FAIRFIELD, Calif. (KGO) -- Law enforcement groups voiced their opposition Monday to a proposed bill that would raise the standards for police officers to use deadly force.
Police chiefs say they are dumbfounded they were not included in collaborative efforts with the bill introduced in response to the Stephon Clark shooting in Sacramento.
Police shot and killed an unarmed man in his grandmother's backyard.
The proposed legislation would increase the legal standards of when deadly force can be used.
It would only allow officers to use lethal force as a final option-when there's imminent threat of injury of death.
Authors of the bill say the goal is to save lives.
Police say it will do the opposite.
The California Police Chiefs Association along with members of the California Peace Officers Association met Monday to issue a joint statement - saying this would put officers and their communities at risk.
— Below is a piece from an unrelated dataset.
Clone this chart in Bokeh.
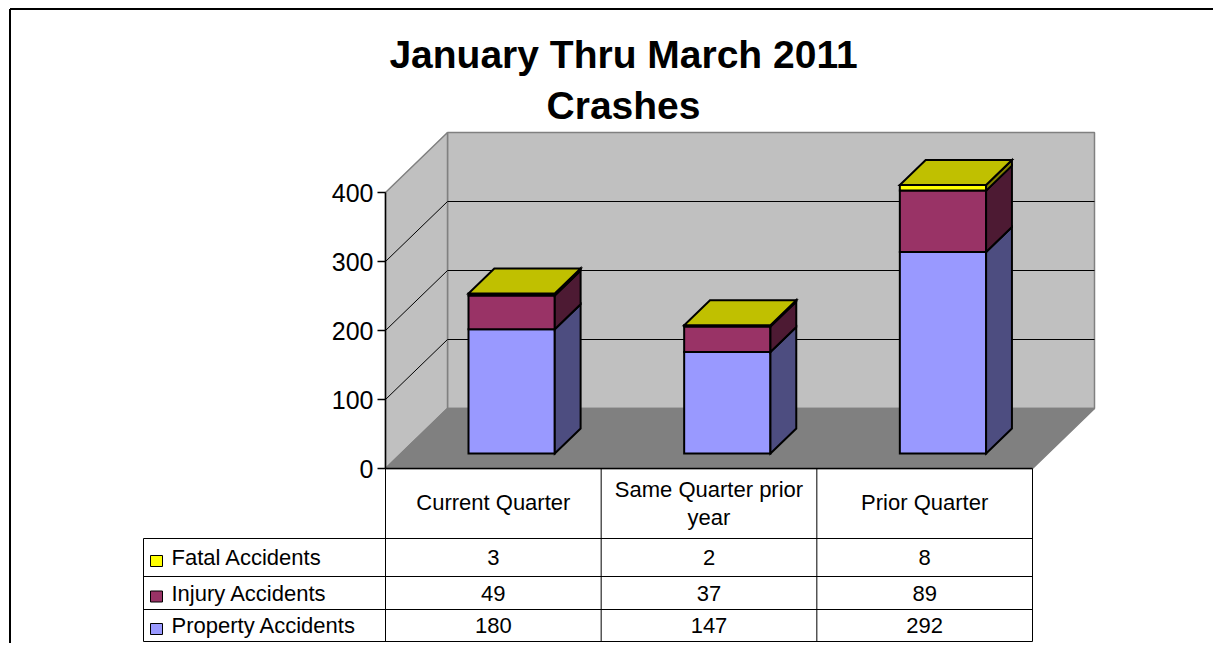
from bokeh.plotting import figure
from bokeh.models import Range1d
from bokeh.embed import file_html
from bokeh.resources import INLINE
from bokeh.core.properties import value

# ---------------- data ----------------
title_lines = ["January Thru March 2011", "Crashes"]
categories = ["Current Quarter", "Same Quarter prior year", "Prior Quarter"]
category_label_lines = [["Current Quarter"], ["Same Quarter prior", "year"], ["Prior Quarter"]]
property_acc = [180, 147, 292]
injury_acc = [49, 37, 89]
fatal_acc = [3, 2, 8]
series_names = ["Fatal Accidents", "Injury Accidents", "Property Accidents"]  # table order
y_ticks = [0, 100, 200, 300, 400]
y_max = 400

# ---------------- layout (pixels, relative to picture origin) ----------------
W, H = 1213, 643
PAGE_X, PAGE_Y = 0, 0
X0, X_END = 385, 1032
N = len(categories)
SX = (X_END - X0) / N
Y0, Y_TOP = 468, 192
SY = (Y0 - Y_TOP) / y_max
DEPTH_PX_X, DEPTH_PX_Y = 62, 60
BAR_FRONT, BAR_BACK = 0.25, 0.25 + 25 / 60
BAR_W, BAR_SHIFT = 0.4, 0.013
FONT = value("Liberation Sans")


def ux(px):
    return (px - X0) / SX


def uy(py):
    return (Y0 - py) / SY


DX = DEPTH_PX_X / SX
DY = DEPTH_PX_Y / SY


def proj(x, v, d):
    return x + d * DX, v + d * DY


def poly(pts):
    xs, ys = zip(*[proj(*p) for p in pts])
    return list(xs), list(ys)


p = figure(width=W, height=H, output_backend="svg", toolbar_location=None,
           x_range=Range1d(ux(PAGE_X), ux(PAGE_X + W)),
           y_range=Range1d(uy(PAGE_Y + H), uy(PAGE_Y)),
           min_border=0, background_fill_color="white", border_fill_color="white",
           outline_line_color=None)
p.axis.visible = False
p.grid.visible = False

# chart border (top & left visible)
p.line([ux(9.5), ux(PAGE_X + W + 5)], [uy(8.5), uy(8.5)], line_color="black", line_width=2)
p.line([ux(9.5), ux(9.5)], [uy(8.5), uy(PAGE_Y + H + 5)], line_color="black", line_width=2)

# ---------------- walls & floor ----------------
walls_xs, walls_ys, walls_fill = [], [], []
for pts, col in [
    ([(0, 0, 1), (N, 0, 1), (N, y_max, 1), (0, y_max, 1)], "#C0C0C0"),  # back wall
    ([(0, 0, 0), (0, 0, 1), (0, y_max, 1), (0, y_max, 0)], "#C0C0C0"),  # side wall
    ([(0, 0, 0), (N, 0, 0), (N, 0, 1), (0, 0, 1)], "#808080"),  # floor
]:
    xs, ys = poly(pts)
    walls_xs.append(xs)
    walls_ys.append(ys)
    walls_fill.append(col)
p.patches(walls_xs, walls_ys, fill_color=walls_fill, line_color="#808080", line_width=1.5)

# gridlines
for t in y_ticks[1:-1]:
    xs, ys = poly([(0, t, 0), (0, t, 1), (N, t, 1)])
    p.line(xs, ys, line_color="black", line_width=1)

# ---------------- bars ----------------
front_cols = ["#9999FF", "#993366", "#FFFF00"]
side_cols = ["#4D4D80", "#4D1A33", "#808000"]
top_col = "#C0C000"
bxs, bys, bfill = [], [], []
for i in range(N):
    vals = [property_acc[i], injury_acc[i], fatal_acc[i]]
    xl = i + 0.5 - BAR_W / 2 + BAR_SHIFT
    xr = xl + BAR_W
    base = 0
    for k, v in enumerate(vals):
        v0, v1 = base, base + v
        xs, ys = poly([(xl, v0, BAR_FRONT), (xr, v0, BAR_FRONT), (xr, v1, BAR_FRONT), (xl, v1, BAR_FRONT)])
        bxs.append(xs); bys.append(ys); bfill.append(front_cols[k])
        xs, ys = poly([(xr, v0, BAR_FRONT), (xr, v0, BAR_BACK), (xr, v1, BAR_BACK), (xr, v1, BAR_FRONT)])
        bxs.append(xs); bys.append(ys); bfill.append(side_cols[k])
        base = v1
    xs, ys = poly([(xl, base, BAR_FRONT), (xr, base, BAR_FRONT), (xr, base, BAR_BACK), (xl, base, BAR_BACK)])
    bxs.append(xs); bys.append(ys); bfill.append(top_col)
p.patches(bxs, bys, fill_color=bfill, line_color="black", line_width=2, line_join="miter")

# ---------------- value axis ----------------
p.line([0, 0], [0, y_max], line_color="black", line_width=1.5)
p.line([0, N], [0, 0], line_color="black", line_width=1.5)
p.segment(x0=[ux(377)] * len(y_ticks), y0=y_ticks, x1=[0] * len(y_ticks), y1=y_ticks,
          line_color="black", line_width=1.5)
p.text(x=[ux(373)] * len(y_ticks), y=y_ticks, text=[str(t) for t in y_ticks],
       text_font=FONT, text_font_size="25px", text_align="right", text_baseline="middle",
       text_color="black")

# ---------------- title ----------------
p.text(x=[ux(623)] * 2, y=[uy(54), uy(105)], text=title_lines, text_font=FONT,
       text_font_size="39px", text_font_style="bold", text_align="center",
       text_baseline="middle", text_color="black")

# ---------------- data table ----------------
row_edges = [538, 576, 609, 641]
row_centers = [557, 592.5, 625]
TLEFT = 143
tc = "black"
for i in range(N + 1):
    p.line([i, i], [uy(Y0), uy(row_edges[-1])], line_color=tc, line_width=1)
p.line([ux(TLEFT), ux(TLEFT)], [uy(row_edges[0]), uy(row_edges[-1])], line_color=tc, line_width=1)
for e in row_edges:
    p.line([ux(TLEFT), N], [uy(e), uy(e)], line_color=tc, line_width=1)

# header labels
hx, hy, ht = [], [], []
for i, lines in enumerate(category_label_lines):
    if len(lines) == 1:
        hx.append(i + 0.5); hy.append(uy(502)); ht.append(lines[0])
    else:
        for j, ln in enumerate(lines):
            hx.append(i + 0.5); hy.append(uy(489 + 28 * j)); ht.append(ln)
p.text(x=hx, y=hy, text=ht, text_font=FONT, text_font_size="22px", text_align="center",
       text_baseline="middle", text_color="black")

# rows
row_series = [fatal_acc, injury_acc, property_acc]
key_cols = ["#FFFF00", "#993366", "#9999FF"]
for r in range(3):
    cy = row_centers[r]
    p.quad(left=[ux(150)], right=[ux(162)], top=[uy(cy - 2)], bottom=[uy(cy + 9)],
           fill_color=key_cols[r], line_color="black", line_width=1)
    p.text(x=[ux(171)], y=[uy(cy)], text=[series_names[r]], text_font=FONT,
           text_font_size="22px", text_align="left", text_baseline="middle", text_color="black")
    p.text(x=[i + 0.5 for i in range(N)], y=[uy(cy)] * N, text=[str(v) for v in row_series[r]],
           text_font=FONT, text_font_size="22px", text_align="center", text_baseline="middle",
           text_color="black")

open("out.html", "w").write(file_html(p, INLINE))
Use of force situations are dynamic split second decisions. Requiring officers to wait for backup and causing officers to second guess themselves in life and death decisions will lead to the increase in number and severity of victims injured," California Police Chiefs Association President David Swing said.
The authors and supporters of the legislation argue that the current law protects police but not the public.
It allows them to use lethal force during a reasonable threat. The bill wants that language changed to a necessary threat.
Police chiefs from all over the Bay Area and beyond were at the press conference Monday, including chiefs from San Pablo and San Rafael.